La jeune fille va se faire exploser à Times Square. Pourquoi ? Comment a‑t-elle contacté le réseau terroriste ? Qui sont les membres du réseau ? Quelles sont leurs revendications ? On ne sait rien, et on ne saura rien. La jeune fille, qui ne sera jamais nommée, discute en son for intérieur avec quelqu’un, à qui elle consacre son acte futur. Un dieu, mais lequel ? De nouveau, l’inconnu règne. C’est sans importance. On saura juste que cette figure est au centre de la conviction de la jeune fille, qu’elle s’y accroche pour surmonter la terreur de son action à venir.
Julia Loktev a mis très longtemps pour trouver son interprète, Luisa Williams. Après avoir auditionné plus de 650 jeunes filles, elle a fini par la rencontrer par hasard. Luisa Williams, à l’époque baby-sitter, avait répondu sans grande conviction à une proposition d’audition affichée sur un mur. Julia Loktev a vu en elle le visage qu’elle cherchait avec tant de méticulosité. Une telle sévérité dans le jugement se comprend : Luisa Williams (« elle » est le seul nom pour son rôle) occupe l’intégralité de l’heure trente-quatre que dure le film. Tout passe par les nuances du jeu de l’actrice, avec laquelle Julia Loktev a entretenu, le temps du tournage, une relation très symbiotique. L’investissement de Luisa Williams paye à l’écran : elle compose une « elle » fragile mais résolue, et dont la douloureuse crédibilité vient avant tout du visage que le film parvient à donner à cette créature nébuleuse et fantasmée, à l’essence avant tout médiatique : la kamikaze terroriste.
C’est une grande audace que celle de Julia Loktev (également au poste de scénariste), de choisir d’adapter la figure de Jeanne d’Arc, la croisée, l’héroïne mystique, à la thématique du terrorisme moderne. Comment sortir du piège du jugement de son personnage ? Ne pas se retrouver accusée d’apologie ? Ou bien, au contraire, ne pas donner dans la caricature diabolisée et alarmiste ? La réalisatrice, soutenue par le jeu très impliqué de Luisa Williams, construit une figure de femme intense et parfois bouleversante. « Elle » ne peut exister que dans sa mort, le seul acte que ni son entourage (à la présence fantomatique mais centrale), ni ses commanditaires, ni les membres du réseau terroriste n’accomplissent, ne pourraient accomplir. Les hommes du réseau, ombres dominatrices et phallocratiques, n’existent plus, face à l’intensité de sa conviction, de son acte. Sa famille, mondaine et matérialiste, ne peut comprendre son geste — qu’elle ignore, d’ailleurs. Figure anti-maternelle, « elle » détruit comment on peut aimer : par soif d’absolu. Supérieure aux hommes, dont l’ascendant s’effrite devant l’énormité de son acte, « elle » est une femme transcendée, qui choisit d’aller au-delà de l’obligation procréatrice attachée à son sexe. La société attend d’elle qu’elle gagne sa place en donnant la vie : « elle » choisit d’exister par la destruction — la sienne en tout premier lieu.

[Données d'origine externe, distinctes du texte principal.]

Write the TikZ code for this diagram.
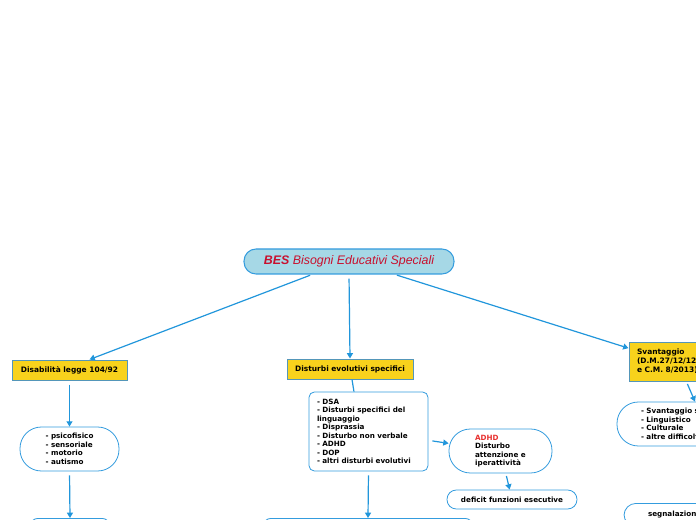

En choisissant très justement de suivre son personnage au plus près, dans toutes ses étapes et jusqu’au bout de son périple, Julia Loktev parvient non seulement à dresser un saisissant portrait d’adolescente inadaptée au monde, mais aussi à vider de sens la polémique autour du sujet du terrorisme. Day Night Day Night parvient avec subtilité à glisser du film de terreur au portrait d’une jeune femme perdue, abandonnée par la société, par le monde, et finalement par ses plus intimes convictions. Julia Loktev a placé la barre très haut et pris beaucoup de risques avec son premier film. Elle parvient, avant tout autre chose, à apporter une réponse crédible à la question de la représentation du terrorisme au cinéma. C’est polémique, exigeant et courageux, et juger le film à la seule aune d’une morale blessée serait se priver de découvrir un regard cinématographique pertinent et neuf.